You make a good point. Conversely, a part of basic security policies is to present as little attack surface as possible. Ensuring that you're not trusting local connections with root equivalent access to your database is a good way of doing that. Modern GNU/Linux distributions have many thousands of packages installed, some of which with fairly open Internet access. Could you put up a default deny firewall to prevent that? Yes. Given that, in most systems there will always be holes punched in those firewalls which allow attacks through as those machines are typically used to serve traffic and do actual work. If you are exploited by a vulnerability in some random package you have installed then you /will/ have potentially multiple /untrusted/ and /hostile/ users on your system. Now, assuming there isn't a local privilege escalation attack to which your kernel is vulnerable, they'll be looking for services which treat local sockets as trusted and attempt to bootstrap from there. A vital concept of basic security precautions is that one doesn't just prevent attacks through secure defaults and front-line security precautions (i.e. firewalls), but one must both contain and detect successful penetrations when they do occur. You must have defence in depth, and not just a hard shell of security, because you can never really tell which one of those protective safeguards will fail due to bugs, human error, or technical incompetence.
I believe the null hypothesis should be that you assume there are vulnerabilities in those systems. Your assertion that it's extremely unlikely that local privilege escalations exist is demonstrably false. In fact a quick query of the CVE database shows a large number of /known/ vulnerabilities ( http://web.nvd.nist.gov/view/vuln/search-results?cves=true... ). Regarding the statement that if you can't trust localhost then your defences have failed... well, duh. The point is to limit the damage by having multiple layers of defence. If a script kiddie manages to use UltraPWN2000 to get an unprivileged shell on your box, you don't want them to be able to easily just drop all tables if they're not smart enough to use a local privilege escalation (assuming they can compile locally anyway). You won't be able to prevent all damage from a skilled attacker but you should attempt to mitigate it and give yourself time to respond to it. You don't trust your locked front door to protect your valuables, you put them in a safe.

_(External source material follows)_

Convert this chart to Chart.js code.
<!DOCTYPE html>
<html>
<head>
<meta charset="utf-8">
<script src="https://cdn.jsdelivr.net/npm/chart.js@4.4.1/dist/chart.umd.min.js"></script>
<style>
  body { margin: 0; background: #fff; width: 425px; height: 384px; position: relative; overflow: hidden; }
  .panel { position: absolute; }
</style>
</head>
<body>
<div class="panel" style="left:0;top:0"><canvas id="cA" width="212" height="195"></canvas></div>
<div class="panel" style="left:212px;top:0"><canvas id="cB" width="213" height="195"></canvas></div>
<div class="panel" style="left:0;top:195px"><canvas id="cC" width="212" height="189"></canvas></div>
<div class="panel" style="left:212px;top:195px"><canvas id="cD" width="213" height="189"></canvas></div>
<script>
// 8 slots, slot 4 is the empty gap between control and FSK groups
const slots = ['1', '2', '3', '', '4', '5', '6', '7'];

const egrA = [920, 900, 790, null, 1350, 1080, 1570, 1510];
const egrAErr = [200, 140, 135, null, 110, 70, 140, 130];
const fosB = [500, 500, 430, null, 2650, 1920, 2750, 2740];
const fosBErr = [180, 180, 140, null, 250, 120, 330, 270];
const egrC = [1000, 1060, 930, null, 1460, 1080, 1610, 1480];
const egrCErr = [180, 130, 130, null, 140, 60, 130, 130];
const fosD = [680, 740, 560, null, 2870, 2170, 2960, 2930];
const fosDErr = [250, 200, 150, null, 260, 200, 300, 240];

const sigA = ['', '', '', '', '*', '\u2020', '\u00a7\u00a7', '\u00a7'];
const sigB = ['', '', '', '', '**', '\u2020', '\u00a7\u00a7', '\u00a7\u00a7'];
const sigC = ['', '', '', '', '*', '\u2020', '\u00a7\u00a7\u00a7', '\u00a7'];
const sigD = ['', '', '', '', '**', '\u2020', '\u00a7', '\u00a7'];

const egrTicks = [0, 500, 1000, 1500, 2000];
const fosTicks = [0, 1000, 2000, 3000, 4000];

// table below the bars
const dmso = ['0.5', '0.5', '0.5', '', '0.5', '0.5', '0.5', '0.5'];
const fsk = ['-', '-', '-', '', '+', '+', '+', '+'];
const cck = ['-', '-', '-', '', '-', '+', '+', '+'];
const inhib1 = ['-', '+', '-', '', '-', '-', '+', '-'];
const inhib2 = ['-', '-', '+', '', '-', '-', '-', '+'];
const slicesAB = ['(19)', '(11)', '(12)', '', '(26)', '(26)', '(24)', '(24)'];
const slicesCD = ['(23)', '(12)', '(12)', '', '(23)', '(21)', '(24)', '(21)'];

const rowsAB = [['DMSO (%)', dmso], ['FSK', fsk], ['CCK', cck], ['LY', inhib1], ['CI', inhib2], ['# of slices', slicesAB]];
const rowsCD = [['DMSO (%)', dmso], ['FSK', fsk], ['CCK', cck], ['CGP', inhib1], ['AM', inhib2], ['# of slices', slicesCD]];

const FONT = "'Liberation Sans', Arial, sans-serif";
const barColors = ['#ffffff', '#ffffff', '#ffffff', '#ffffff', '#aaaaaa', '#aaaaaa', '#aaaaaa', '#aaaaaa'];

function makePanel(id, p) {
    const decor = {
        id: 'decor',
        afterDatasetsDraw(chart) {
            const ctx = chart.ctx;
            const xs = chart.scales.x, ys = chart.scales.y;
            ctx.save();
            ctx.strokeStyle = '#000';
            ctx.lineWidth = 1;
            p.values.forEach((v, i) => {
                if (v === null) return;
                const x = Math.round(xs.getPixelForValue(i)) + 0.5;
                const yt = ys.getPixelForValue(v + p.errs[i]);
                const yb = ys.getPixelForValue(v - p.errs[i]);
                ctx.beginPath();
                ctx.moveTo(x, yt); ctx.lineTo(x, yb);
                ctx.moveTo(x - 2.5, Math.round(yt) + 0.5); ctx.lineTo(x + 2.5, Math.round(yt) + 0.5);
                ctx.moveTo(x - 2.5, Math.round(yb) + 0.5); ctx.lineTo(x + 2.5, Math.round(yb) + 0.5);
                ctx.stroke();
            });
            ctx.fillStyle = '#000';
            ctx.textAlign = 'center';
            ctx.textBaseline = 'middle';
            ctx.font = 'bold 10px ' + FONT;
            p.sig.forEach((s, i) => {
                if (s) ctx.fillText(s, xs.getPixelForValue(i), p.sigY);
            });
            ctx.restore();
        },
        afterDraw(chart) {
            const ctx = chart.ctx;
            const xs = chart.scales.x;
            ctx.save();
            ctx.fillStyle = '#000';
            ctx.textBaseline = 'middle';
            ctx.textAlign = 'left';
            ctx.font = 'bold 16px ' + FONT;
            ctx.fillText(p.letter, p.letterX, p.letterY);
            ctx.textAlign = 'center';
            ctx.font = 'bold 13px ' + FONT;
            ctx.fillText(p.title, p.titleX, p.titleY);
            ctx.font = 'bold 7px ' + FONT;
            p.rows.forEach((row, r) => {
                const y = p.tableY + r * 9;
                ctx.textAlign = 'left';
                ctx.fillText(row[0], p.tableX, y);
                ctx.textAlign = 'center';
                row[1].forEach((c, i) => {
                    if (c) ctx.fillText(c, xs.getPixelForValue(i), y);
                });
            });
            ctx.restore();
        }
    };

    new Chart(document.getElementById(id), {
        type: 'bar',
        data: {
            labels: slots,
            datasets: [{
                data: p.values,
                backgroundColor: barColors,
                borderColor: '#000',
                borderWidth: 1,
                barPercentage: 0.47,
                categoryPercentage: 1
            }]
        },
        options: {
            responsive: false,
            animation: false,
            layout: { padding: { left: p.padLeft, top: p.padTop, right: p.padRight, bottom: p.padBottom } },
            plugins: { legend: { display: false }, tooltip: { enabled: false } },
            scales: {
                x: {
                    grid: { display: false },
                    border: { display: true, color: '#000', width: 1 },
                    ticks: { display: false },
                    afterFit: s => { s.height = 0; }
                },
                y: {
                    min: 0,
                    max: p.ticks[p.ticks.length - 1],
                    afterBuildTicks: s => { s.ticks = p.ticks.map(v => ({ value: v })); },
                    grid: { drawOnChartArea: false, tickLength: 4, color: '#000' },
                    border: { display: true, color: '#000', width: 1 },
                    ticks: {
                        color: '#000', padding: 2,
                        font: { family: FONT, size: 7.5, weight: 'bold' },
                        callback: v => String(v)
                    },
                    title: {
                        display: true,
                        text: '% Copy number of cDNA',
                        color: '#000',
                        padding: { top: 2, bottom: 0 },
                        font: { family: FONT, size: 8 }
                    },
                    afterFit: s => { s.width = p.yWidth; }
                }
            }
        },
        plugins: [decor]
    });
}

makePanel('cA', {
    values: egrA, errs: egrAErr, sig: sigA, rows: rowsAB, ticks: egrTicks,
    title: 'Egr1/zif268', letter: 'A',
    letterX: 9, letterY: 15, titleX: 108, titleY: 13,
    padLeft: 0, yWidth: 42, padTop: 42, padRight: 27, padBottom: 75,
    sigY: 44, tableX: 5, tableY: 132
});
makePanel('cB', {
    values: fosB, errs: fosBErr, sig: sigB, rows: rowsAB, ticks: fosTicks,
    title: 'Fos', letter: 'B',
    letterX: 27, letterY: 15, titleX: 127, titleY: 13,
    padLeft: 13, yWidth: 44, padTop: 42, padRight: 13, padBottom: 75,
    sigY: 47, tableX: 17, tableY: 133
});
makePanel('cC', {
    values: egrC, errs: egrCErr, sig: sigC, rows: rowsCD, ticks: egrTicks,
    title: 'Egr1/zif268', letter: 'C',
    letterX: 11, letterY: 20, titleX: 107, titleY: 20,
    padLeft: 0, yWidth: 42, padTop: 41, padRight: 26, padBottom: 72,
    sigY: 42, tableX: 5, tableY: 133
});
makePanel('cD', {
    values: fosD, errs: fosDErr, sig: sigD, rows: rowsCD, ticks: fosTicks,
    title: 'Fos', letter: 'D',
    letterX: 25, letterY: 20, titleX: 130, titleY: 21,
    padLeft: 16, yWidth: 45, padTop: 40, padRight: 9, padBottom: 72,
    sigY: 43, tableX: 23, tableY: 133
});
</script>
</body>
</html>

Your assertion that it's extremely unlikely that local privilege escalations exist
You misread me. I meant the opposite.
Your argument was based on the premise "assuming there isn't a local privilege escalation attack to which your kernel is vulnerable". I said this premise is invalid (as you just confirmed yourself).
You don't trust your locked front door to protect your valuables, you put them in a safe.

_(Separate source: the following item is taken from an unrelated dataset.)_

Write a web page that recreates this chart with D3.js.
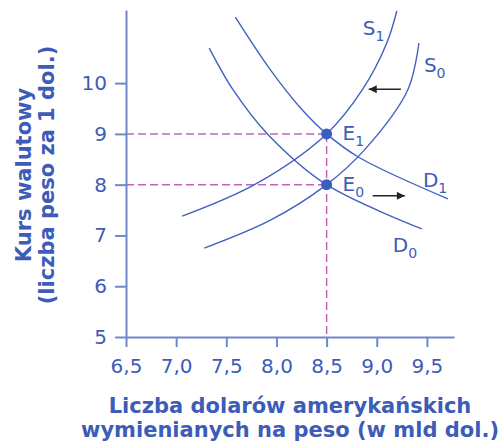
<!DOCTYPE html>
<html><head><meta charset="utf-8">
<script src="https://cdn.jsdelivr.net/npm/d3@7"></script>
<style>
html,body{margin:0;padding:0;background:#fff;}
svg{display:block;font-family:"DejaVu Sans",sans-serif;}
</style></head>
<body>
<svg id="chart" width="502" height="443"></svg>
<script>
// ---- data ----
const xTicks = [6.5, 7.0, 7.5, 8.0, 8.5, 9.0, 9.5];
const yTicks = [5, 6, 7, 8, 9, 10];
const S1 = [[7.06,7.38],[7.79,8.01],[8.5,9.0],[8.86,9.88],[9.10,10.79],[9.20,11.42]];
const S0 = [[7.28,6.75],[7.94,7.30],[8.5,8.0],[8.88,8.69],[9.31,9.87],[9.42,10.79]];
const D1 = [[7.59,11.30],[7.94,10.26],[8.24,9.51],[8.5,9.0],[8.82,8.54],[9.71,7.72]];
const D0 = [[7.33,10.69],[7.57,9.86],[7.91,9.0],[8.5,8.0],[9.45,7.13]];
const equilibria = [{name:"E", sub:"1", x:8.5, y:9}, {name:"E", sub:"0", x:8.5, y:8}];
const curveLabels = [
  {name:"S", sub:"1", x:8.86, y:10.95},
  {name:"S", sub:"0", x:9.47, y:10.22},
  {name:"D", sub:"1", x:9.46, y:7.95},
  {name:"D", sub:"0", x:9.16, y:6.67}
];
const shiftArrows = [{x1:9.24, x2:8.92, y:9.88}, {x1:8.96, x2:9.28, y:7.78}];
const xTitle = ["Liczba dolarów amerykańskich", "wymienianych na peso (w mld dol.)"];
const yTitle = ["Kurs walutowy", "(liczba peso za 1 dol.)"];

// ---- drawing ----
const svg = d3.select("#chart");
const x = d3.scaleLinear().domain([6.5, 9.77]).range([126, 454]);
const y = d3.scaleLinear().domain([5, 11.44]).range([337, 10]);
const axisCol = "#6f88cc", textCol = "#3d5cb8", curveCol = "#4262c2", dashCol = "#c463c4";

const defs = svg.append("defs");
defs.append("marker").attr("id","ah").attr("viewBox","0 0 10 10")
  .attr("refX",10).attr("refY",5).attr("markerWidth",10).attr("markerHeight",8)
  .attr("markerUnits","userSpaceOnUse").attr("orient","auto")
  .append("path").attr("d","M0,0L10,5L0,10z").attr("fill","#222");

// dashed guides
const g = svg.append("g");
equilibria.forEach(e => {
  g.append("line").attr("x1", x(6.5)).attr("x2", x(e.x)).attr("y1", y(e.y)).attr("y2", y(e.y))
    .attr("stroke", dashCol).attr("stroke-width", 1.5).attr("stroke-dasharray", "8,4");
});
g.append("line").attr("x1", x(8.5)).attr("x2", x(8.5)).attr("y1", y(9)).attr("y2", y(5))
  .attr("stroke", dashCol).attr("stroke-width", 1.5).attr("stroke-dasharray", "8,4");

// axes
const xAxis = d3.axisBottom(x).tickValues(xTicks).tickSize(10).tickSizeOuter(0).tickPadding(12)
  .tickFormat(d => d3.format(".1f")(d).replace(".", ","));
const yAxis = d3.axisLeft(y).tickValues(yTicks).tickSize(11).tickSizeOuter(0).tickPadding(8)
  .tickFormat(d3.format("d"));
const gx = svg.append("g").attr("transform", `translate(0,${y(5)})`).call(xAxis);
const gy = svg.append("g").attr("transform", `translate(${x(6.5)},0)`).call(yAxis);
[gx, gy].forEach(a => {
  a.select(".domain").attr("stroke", axisCol).attr("stroke-width", 2);
  a.selectAll(".tick line").attr("stroke", axisCol).attr("stroke-width", 2);
  a.selectAll(".tick text").attr("fill", textCol).attr("font-size", 20).attr("font-family", "DejaVu Sans");
});

// curves
const line = d3.line().x(d => x(d[0])).y(d => y(d[1])).curve(d3.curveCatmullRom.alpha(0.5));
[S1, S0, D1, D0].forEach(c => {
  svg.append("path").attr("d", line(c)).attr("fill", "none").attr("stroke", curveCol).attr("stroke-width", 1.4);
});

// equilibrium points
equilibria.forEach(e => {
  svg.append("circle").attr("cx", x(e.x)).attr("cy", y(e.y)).attr("r", 5.5).attr("fill", "#3a5dbf");
  const t = svg.append("text").attr("x", x(e.x) + 16).attr("y", y(e.y) + 6)
    .attr("fill", textCol).attr("font-size", 20);
  t.append("tspan").text(e.name);
  t.append("tspan").attr("font-size", 14).attr("dy", 6).text(e.sub);
});

// curve labels
curveLabels.forEach(l => {
  const t = svg.append("text").attr("x", x(l.x)).attr("y", y(l.y))
    .attr("fill", textCol).attr("font-size", 20);
  t.append("tspan").text(l.name);
  t.append("tspan").attr("font-size", 14).attr("dy", 6).text(l.sub);
});

// shift arrows
shiftArrows.forEach(a => {
  svg.append("line").attr("x1", x(a.x1)).attr("x2", x(a.x2)).attr("y1", y(a.y)).attr("y2", y(a.y))
    .attr("stroke", "#222").attr("stroke-width", 1.5).attr("marker-end", "url(#ah)");
});

// axis titles
const xt = svg.append("text").attr("text-anchor", "middle").attr("fill", textCol)
  .attr("font-size", 21).attr("font-weight", "bold");
xTitle.forEach((s, i) => xt.append("tspan").attr("x", 290).attr("y", 413 + i * 24).text(s));
yTitle.forEach((s, i) => {
  svg.append("text").attr("transform", `translate(${31 + i * 23},${175}) rotate(-90)`)
    .attr("text-anchor", "middle").attr("fill", textCol)
    .attr("font-size", 21).attr("font-weight", "bold").text(s);
});
</script>
</body></html>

The front door is your firewall. The safe is your host. When someone breaks into your host then it's game over. When you have too much spare time you can attempt to layer further at the host-level but that's usually an exercise in futility.
I can see that we don't fundamentally disagree on many issues. Attempting to protect from all on-host attacks is pointless. Though I don't disagree with you in the majority of what we've discussed, I will always stand up for simple changes to settings that make it just that much harder for unauthorised users to cause trouble. That said those changes must not add too many onerous access requirements for authorised users. Of which, I don't believe asking people to have sudo access to your machine to have super-user access to your database is one.
Alternately, you can use sameuser privs at the local socket level, which will allow unix user foo access to Postgres user foo without a password, but only on the domain socket. That's probably the best combination of ease of use and moderate security for a dev system.